Как следствие, и писатель в наше время не может закрывать глаза на это фундаментальное изменение, либо смиряясь с ним и прибегая к поэтике, опирающейся на децентрированное, многозначное письмо, либо пытаясь найти выход из сложившегося положения. В фигуре матери Бонфуа видит отсвет «собирающей, воссоединяющей Исиды»: эта фигура, по его мнению, так или иначе присутствует в сочинениях писателей, причисляемых им условно к «египетскому» (в отличие от «эдипова») перечню — отНовалиса до Нерваля, от Гёте до Бодлера, от Вордсворта до Рембо, Жарри, Пруста, сюрреалистов, — во многом совпадающему с перечнем творцов и обновителей современной поэтической мысли, к которым он относит и Дефоре. Неудивительно, пишет он, что сквозь поток образов, созданных этим автором, проглядывает «та, кто взвешивает на своих весах видимость и суть» [34].
* * *
Дальнейшие исследования творчества Дефоре в основном определялись руслом, проложенным работами Бланшо и Бонфуа. Развивая их выводы, критики особенно часто писали о коллизии языка и детства , которая наличествует во всех произведениях этого автора.
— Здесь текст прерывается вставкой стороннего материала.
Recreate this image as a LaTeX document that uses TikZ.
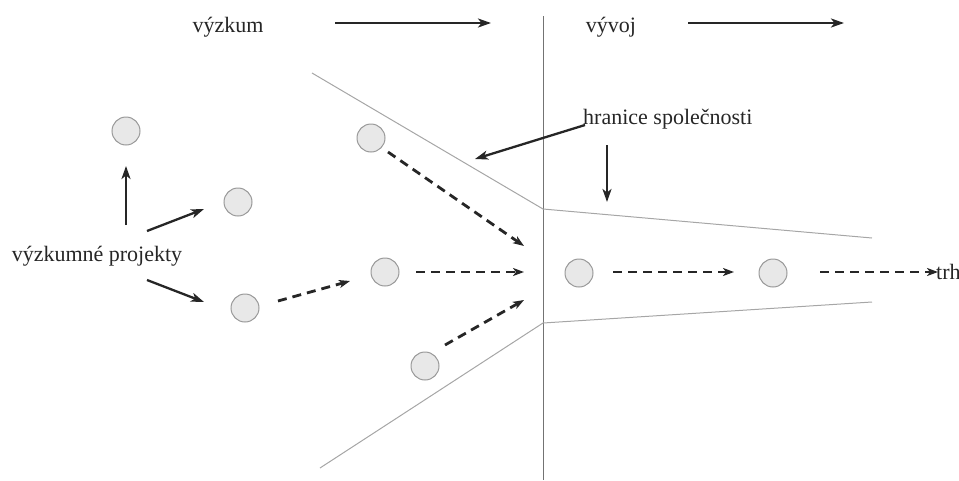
\documentclass[tikz,border=0pt]{standalone}
\usepackage{fontspec}
\setmainfont{Liberation Serif}
\usetikzlibrary{arrows.meta}
\begin{document}
\begin{tikzpicture}[x=1pt,y=-1pt,
  proj/.style={circle,minimum size=28pt,inner sep=0pt,fill=black!9,draw=black!40,line width=1pt},
  lbl/.style={font=\fontsize{22}{26}\selectfont,inner sep=0pt,text=black!85},
  solidarrow/.style={-{Stealth[length=13pt,width=9pt,inset=3.5pt]},line width=2.3pt,black!85},
  dasharrow/.style={-{Stealth[length=11pt,width=8pt,inset=3pt]},line width=2.8pt,dash pattern=on 9pt off 6pt,black!85},
  bound/.style={black!35,line width=1pt},
  divider/.style={black!55,line width=0.9pt},
]
\useasboundingbox (0,0) rectangle (959,480);
% divider and boundaries
\coordinate (vt) at (543,16);
\coordinate (vb) at (543,480);
\draw[divider] (vt) -- (vb);
\coordinate (ul) at (312,73);
\coordinate (um) at (543,209);
\coordinate (ur) at (872,238);
\coordinate (ll) at (320,468);
\coordinate (lm) at (543,323);
\coordinate (lr) at (872,302);
\draw[bound] (ul) -- (um) -- (ur);
\draw[bound] (ll) -- (lm) -- (lr);
% labels
\node[lbl,anchor=base] (vyzkum) at (228,32) {výzkum};
\node[lbl,anchor=base] (vyvoj) at (611,32) {vývoj};
\node[lbl,anchor=base] (projekty) at (97,261) {výzkumné projekty};
\node[lbl,anchor=west] (trh) at (936,272) {trh};
\node[lbl,anchor=base west] (hranice) at (583,124) {hranice společnosti};
% top arrows
\coordinate (a1s) at (335,23); \coordinate (a1e) at (491,23);
\coordinate (a2s) at (688,23); \coordinate (a2e) at (844,23);
\draw[solidarrow] (a1s) -- (a1e);
\draw[solidarrow] (a2s) -- (a2e);
% circles
\node[proj] (A) at (126,131) {};
\node[proj] (B) at (238,202) {};
\node[proj] (C) at (245,308) {};
\node[proj] (D) at (371,138) {};
\node[proj] (E) at (385,272) {};
\node[proj] (F) at (425,366) {};
\node[proj] (G) at (579,273) {};
\node[proj] (H) at (773,273) {};
% solid arrows from label
\coordinate (pA) at (126,225); \coordinate (tA) at (126,166);
\coordinate (pB) at (147,231); \coordinate (tB) at (204,209);
\coordinate (pC) at (147,280); \coordinate (tC) at (204,302);
\draw[solidarrow] (pA) -- (tA);
\draw[solidarrow] (pB) -- (tB);
\draw[solidarrow] (pC) -- (tC);
% hranice arrows
\coordinate (h1s) at (585,125); \coordinate (h1e) at (475,159);
\coordinate (h2s) at (607,145); \coordinate (h2e) at (607,202);
\draw[solidarrow] (h1s) -- (h1e);
\draw[solidarrow] (h2s) -- (h2e);
% dashed arrows
\coordinate (dC) at (278,301); \coordinate (eC) at (350,281);
\coordinate (dD) at (388,152); \coordinate (eD) at (524,246);
\coordinate (dE) at (416,272); \coordinate (eE) at (524,272);
\coordinate (dF) at (445,345); \coordinate (eF) at (524,300);
\coordinate (dG) at (613,272); \coordinate (eG) at (734,272);
\coordinate (dH) at (820,272); \coordinate (eH) at (938,272);
\draw[dasharrow] (dC) -- (eC);
\draw[dasharrow] (dD) -- (eD);
\draw[dasharrow] (dE) -- (eE);
\draw[dasharrow] (dF) -- (eF);
\draw[dasharrow] (dG) -- (eG);
\draw[dasharrow] (dH) -- (eH);
\end{tikzpicture}
\end{document}
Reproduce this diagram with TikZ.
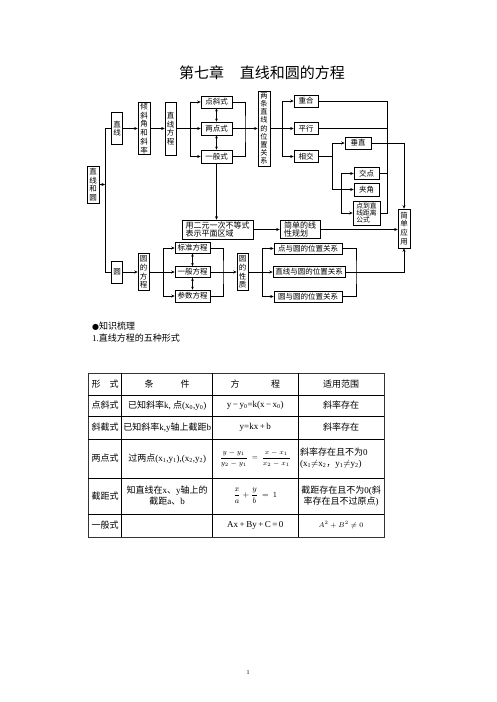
\documentclass[tikz,border=0pt]{standalone}
\usepackage{fontspec}
\setmainfont{Noto Sans CJK SC}
\newfontfamily\latinfont{Liberation Serif}
\newfontfamily\symfont{DejaVu Sans}
\usetikzlibrary{arrows.meta,positioning,calc}
\newcommand{\lat}[1]{{\latinfont #1}}

\begin{document}
\begin{tikzpicture}[
    x=1pt, y=-1pt,
    box/.style={rectangle, draw, line width=0.6pt, inner sep=0.3pt, align=center, font=\fontsize{7.5}{8.7}\selectfont},
    arrow/.style={-{Stealth[length=3.5pt,width=3pt]}, line width=0.5pt},
    dblarrow/.style={{Stealth[length=3pt,width=2.6pt]}-{Stealth[length=3pt,width=2.6pt]}, line width=0.5pt},
    link/.style={line width=0.5pt},
    cell/.style={align=center, inner sep=0pt, font=\fontsize{9}{11}\selectfont}
]
\useasboundingbox (0,0) rectangle (496,702);

% title
\node[font=\fontsize{15}{17}\selectfont] (title) at (262,73) {第七章\hspace{1.05em}直线和圆的方程};

% straight line part
\node[box, minimum width=12pt, minimum height=37pt] (root) at (93,184.5) {直\\线\\和\\圆};
\node[box, minimum width=11pt, minimum height=32pt] (line) at (117,128.5) {直\\线};
\node[box, minimum width=12pt, minimum height=52pt] (slope) at (144,128.5) {倾\\斜\\角\\和\\斜\\率};
\node[box, minimum width=11pt, minimum height=53pt] (lineeq) at (170.5,128.5) {直\\线\\方\\程};
\node[box, minimum width=31pt, minimum height=12pt] (ptslope) at (216.5,102) {点斜式};
\node[box, minimum width=31pt, minimum height=13pt] (twopt) at (216.5,128.5) {两点式};
\node[box, minimum width=31pt, minimum height=13pt] (general) at (216.5,156.5) {一般式};
\node[box, minimum width=12pt, minimum height=75pt, font=\fontsize{7.2}{8.2}\selectfont] (relation) at (264,128.5) {两\\条\\直\\线\\的\\位\\置\\关\\系};
\node[box, minimum width=24pt, minimum height=12pt] (coincide) at (306,101) {重合};
\node[box, minimum width=24pt, minimum height=12pt] (parallel) at (306,128.5) {平行};
\node[box, minimum width=24pt, minimum height=12pt] (intersect) at (306,156.5) {相交};
\node[box, minimum width=26pt, minimum height=12pt] (perp) at (358,143) {垂直};
\node[box, minimum width=25pt, minimum height=11.5pt] (crosspt) at (366.5,173.5) {交点};
\node[box, minimum width=25pt, minimum height=13pt] (angle) at (366.5,189.5) {夹角};
\node[box, minimum width=27pt, minimum height=24pt, align=left, font=\fontsize{6.8}{7.4}\selectfont] (distance) at (366.5,213) {点到直\\线距离\\公式};
\node[box, minimum width=12pt, minimum height=39pt] (apply) at (404,228.5) {简\\单\\应\\用};
\node[box, minimum width=71pt, minimum height=19pt, align=left, font=\fontsize{8}{8.6}\selectfont] (ineq) at (217.5,229.5) {用二元一次不等式\\表示平面区域};
\node[box, minimum width=40pt, minimum height=18pt, align=left, font=\fontsize{8}{8.6}\selectfont] (program) at (300,229.5) {简单的线\\性规划};

% circle part
\node[box, minimum width=11pt, minimum height=22pt] (circle) at (117,272) {圆};
\node[box, minimum width=11pt, minimum height=37pt] (circeq) at (143.5,272) {圆\\的\\方\\程};
\node[box, minimum width=35pt, minimum height=10.5pt] (standard) at (192.5,248) {标准方程};
\node[box, minimum width=35pt, minimum height=11pt] (genform) at (192.5,272) {一般方程};
\node[box, minimum width=35pt, minimum height=12pt] (param) at (192.5,296) {参数方程};
\node[box, minimum width=11pt, minimum height=37pt] (property) at (242.5,272) {圆\\的\\性\\质};
\node[box, minimum width=68pt, minimum height=11pt] (ptcirc) at (308,248.5) {点与圆的位置关系};
\node[box, minimum width=72pt, minimum height=11pt] (lncirc) at (309,272) {直线与圆的位置关系};
\node[box, minimum width=68pt, minimum height=11pt] (cccirc) at (308,296.5) {圆与圆的位置关系};

% connectors
\coordinate (trunktop) at (105,128.5);
\coordinate (trunkmid) at (105,184.5);
\coordinate (trunkbot) at (105,272);
\draw[link] (line.west) -- (trunktop) -- (trunkbot) -- (circle.west);
\draw[arrow] (root.east) -- (trunkmid);

\draw[arrow] (line) -- (slope);
\draw[arrow] (slope) -- (lineeq);
\draw[arrow] (lineeq) -- (twopt);
\coordinate (fork1) at (190,128.5);
\draw[arrow] (fork1) |- (ptslope.west);
\draw[arrow] (fork1) |- (general.west);
\draw[dblarrow] (ptslope) -- (twopt);
\draw[dblarrow] (twopt) -- (general);
\coordinate (join1) at (245,128.5);
\draw[link] (ptslope.east) -| (join1) |- (general.east);
\draw[arrow] (twopt) -- (relation);
\draw[arrow] (general.south) -- (general.south |- ineq.north);

\coordinate (fork2) at (282,128.5);
\draw[link] (relation) -- (fork2);
\draw[arrow] (fork2) |- (coincide.west);
\draw[arrow] (fork2) -- (parallel.west);
\draw[arrow] (fork2) |- (intersect.west);
\coordinate (collect) at (387,213);
\draw[link] (coincide.east) -| (collect) -- (distance.east);
\draw[link] (parallel.east) -- (parallel.east -| collect);
\draw[link] (crosspt.east) -- (crosspt.east -| collect);

\coordinate (fork3) at (332,156.5);
\draw[link] (intersect) -- (fork3);
\draw[arrow] (fork3) |- (perp.west);
\draw[arrow] (fork3) |- (angle.west);
\coordinate (fork4) at (341,189.5);
\draw[arrow] (fork4) |- (crosspt.west);
\draw[arrow] (fork4) |- (distance.west);
\draw[arrow] (perp.east) -| (apply.north);

\draw[arrow] (ineq) -- (program);
\draw[arrow] (program.east) -- (program.east -| apply.west);

\draw[arrow] (circle) -- (circeq);
\draw[arrow] (circeq) -- (genform);
\coordinate (fork5) at (163,272);
\draw[arrow] (fork5) |- (standard.west);
\draw[arrow] (fork5) |- (param.west);
\draw[dblarrow] (standard) -- (genform);
\draw[dblarrow] (genform) -- (param);
\coordinate (join5) at (223,272);
\draw[link] (standard.east) -| (join5) |- (param.east);
\draw[arrow] (genform) -- (property);
\draw[arrow] (property) -- (lncirc);
\coordinate (fork6) at (262,272);
\draw[arrow] (fork6) |- (ptcirc.west);
\draw[arrow] (fork6) |- (cccirc.west);
\coordinate (join6) at (356,272);
\draw[link] (ptcirc.east) -| (join6) |- (cccirc.east);
\draw[arrow] (lncirc.east) -| (apply.south);

% knowledge review
\node[anchor=west, inner sep=0pt, font=\fontsize{9}{11}\selectfont] (review) at (92,326) {{\symfont\fontsize{8}{10}\selectfont ●}知识梳理};
\node[anchor=west, inner sep=0pt, font=\fontsize{9}{11}\selectfont] (fiveforms) at (92,338.5) {\lat{1.}直线方程的五种形式};

% table
\draw[line width=0.9pt, black!80] (88,373) rectangle (384,537);
\foreach \y in {395,416,439,478,514}
    \draw[line width=0.5pt] (88,\y) -- (384,\y);
\foreach \x in {121.7,212.7,298}
    \draw[line width=0.5pt] (\x,373) -- (\x,537);

\node[cell] (h1) at (105,384) {形\hspace{1em}式};
\node[cell] (h2) at (167.2,384) {条\hspace{3em}件};
\node[cell] (h3) at (255.3,384) {方\hspace{3.5em}程};
\node[cell] (h4) at (341,384) {适用范围};

\node[cell] (r1c1) at (105,405.5) {点斜式};
\node[cell] (r1c2) at (167.2,405.5) {已知斜率\lat{k, }点\lat{(x\textsubscript{0},y\textsubscript{0})}};
\node[cell] (r1c3) at (255.3,405.5) {\lat{y\,−\,y\textsubscript{0}=k(x\,−\,x\textsubscript{0})}};
\node[cell] (r1c4) at (341,405.5) {斜率存在};

\node[cell] (r2c1) at (105,427.5) {斜截式};
\node[cell] (r2c2) at (167.2,427.5) {已知斜率\lat{k,y}轴上截距\lat{b}};
\node[cell] (r2c3) at (255.3,427.5) {\lat{y=kx\,+\,b}};
\node[cell] (r2c4) at (341,427.5) {斜率存在};

\node[cell] (r3c1) at (105,458.5) {两点式};
\node[cell] (r3c2) at (167.2,458.5) {过两点\lat{(x\textsubscript{1},y\textsubscript{1}),(x\textsubscript{2},y\textsubscript{2})}};
\node[cell, font=\fontsize{7}{8}\selectfont] (r3c3) at (255.3,458.5) {$\displaystyle\frac{y-y_1}{y_2-y_1}\ =\ \frac{x-x_1}{x_2-x_1}$};
\node[cell, anchor=west, align=left] (r3c4) at (300,458.5) {斜率存在且不为\lat{0}\\\lat{(x\textsubscript{1}}$\neq$\lat{x\textsubscript{2}}，\lat{y\textsubscript{1}}$\neq$\lat{y\textsubscript{2})}};

\node[cell] (r4c1) at (105,496) {截距式};
\node[cell] (r4c2) at (167.2,496) {知直线在\lat{x}、\lat{y}轴上的\\截距\lat{a}、\lat{b}};
\node[cell, font=\fontsize{8}{9}\selectfont] (r4c3) at (255.3,496) {$\displaystyle\frac{x}{a}+\frac{y}{b}\ =\ 1$};
\node[cell] (r4c4) at (341,496) {截距存在且不为\lat{0(}斜\\率存在且不过原点\lat{)}};

\node[cell] (r5c1) at (105,525.5) {一般式};
\node[cell] (r5c3) at (255.3,525.5) {\lat{Ax\,+\,By\,+\,C\,=\,0}};
\node[cell, font=\fontsize{7.5}{9}\selectfont] (r5c4) at (341,525) {$A^2+B^2\neq 0$};

% page number
\node[font=\fontsize{6}{7}\selectfont] (pageno) at (248,673) {\lat{1}};
\end{tikzpicture}
\end{document}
Едва ли нужно доказывать, что продумывание или, точнее, экспериментальное ощупывание, «разыгрывание» отношений говорящего и пишущего человека с языком, — основная пружина смыслового механизма текстов Дефоре, хотя ее ход не всегда заметен. Сам писатель высказался на этот счет совершенно недвусмысленно, назвав литературу деятельностью, которую невозможно осуществлять «без оглядки на ее собственные средства» [35]. Вне всякого сомненья, такая оглядка имела для Дефоре первостепенное значение, и он это ясно сознавал: «Меня всегда поражало то, как я раздваиваюсь во время работы: в этот момент я выступаю как собственный читатель, постоянно держащий в узде сидящего во мне автора. Думаю, это происходит со многими пишущими: каждый из нас является одновременно и тем, и другим членом этой пары. Всякому писателю, как и всякому читателю, если только любовь к искусству соединяется в них с глубоким недоверием к приемам искусства, знакома эта двойственность: порыв вдохновения, с одной стороны, критический взгляд, с другой. Я бы сказал, что писание — это действие, совершаемое во мне кем-то, кто говорит в расчете на того, кто, находясь внутри меня же, слушает. Однако для этих двоих, каждый из которых радикально исключает другого, в то же время полностью исключена и возможность быть причастным к моему личному „я“: потому-то „я“, выражающее эту двойственность, и может быть только „я“, утратившим себя, а его язык — лишь изобличать двусмысленные отношения между непримиримыми членами пары. В тех моих рассказах, что выстраиваются вокруг этой стержневой темы, дано в гиперболизированной форме описание бешеной попытки человека восстановить свое утраченное единство: поединок, который он безуспешно ведет с самим собой в надежде отыскать точку равновесия, находит выражение в двоящемся монологе, где голос рассказчика временами сменяется, как кажется, голосом его антагониста» [36].